Giorgia Aquilar (München/Venedig): »Afterlives. Urban Heritage between Salvage and Sacrifice«

«Amid the ruins, Germans mail each other picture postcards still showing the cathedrals and market places, the public buildings and bridges that no longer exist» – notes Hannah Arendt against a post-war urban landscape of remnants.

This continued circulation of images of unmolested urban icons – amnesiac denial of unbearable losses – warrants a closer scrutiny of the contradictions and potentialities of heritage as a repository of collective belonging and the afterlives of its intentional or unintentional unbuilding. Today, lost spires of iconic cathedrals or saved sections of demolished utopian megastructures invoke heritage dilemmas that go far beyond single stories – beyond the fragility or robustness of architecture, its belonging to a celebrated or condemned era, its perishing by fire or the wrecking ball. What these heritage spectres entail for theories of architecture and the city is a renegotiation of losses and unexpected returns as living substance. But how to re-insufflate a sense of togetherness in the absence of the recollection object? Both recent and established discourses and practices of architecture are devoted in the main either to embalming endangered assets in figures of the past or to supplanting them with simulacra or ersatz creations. It is to the potential routes for urban heritage to escape this twin bind that this talk is devoted. If architecture is to overcome this binarism, it will have to evolve new theoretical tools to illuminate and orient heritage futures across shared preservation and design domains. To this end, a sequence of untranslatables – hyper-dense German terms with their progenity in philosophical and psychoanalytical discourses – is introduced as a preliminary expansion of the heritage lexicon and a broadening of the design protocol. By admitting different uses and meanings, these lemmas may serve as a provisional architectonic for rereading tales of destruction and counternarratives of preservation for artefacts and spaces that become unforeseen others of themselves. The ambiguities of this paradoxical inheritance open up new room for manoeuvre, turning apparent death into the prelude to second lives and multiple afterlives for urban heritage – even ones that leave many of its past conventions behind.
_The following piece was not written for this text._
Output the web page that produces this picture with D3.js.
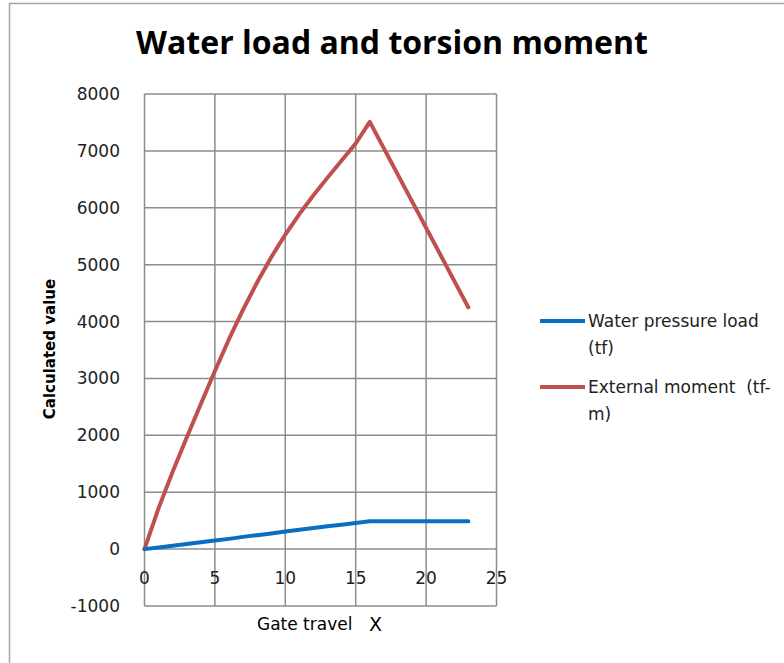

Giorgia Aquilar is an architect and postdoctoral researcher at the Technical University of Munich. She currently holds a fellowship awarded by the Alexander von Humboldt Foundation. Prior to that, she was postdoctoral fellow of the TUM University Foundation and at the University IUAV of Venice, and adjunct professor at the University of Naples Federico II. Her research stands at the intersection of architectural theory, urban design and historic preservation, with a special focus on evolutionary taxonomies and strategies for heritage futures. She has published a number of articles and essays on related themes, including: Afterwardsness As Design Process (in: «Processes of Reflexive Design», edited by Margitta Buchert), and The Ideal of the Broken-Down: Porous States of Disrepair (in: «Porous City», edited by Sophie Wolfrum et.al.). As a member of the IUAV study team, she contributed to the drafting of the European report for the United Nations Conference Habitat III, included in the UNESCO publication Culture: Urban Future Global Report on Culture for Sustainable Urban Development (Paris, 2016). She has been the recipient of grants and fellowships for her scholarly work, including from the Harvard Research Center Dumbarton Oaks, the Stuckeman School of Architecture and Landscape Architecture at The Pennsylvania State University, and the Italian Ministry for Cultural Heritage.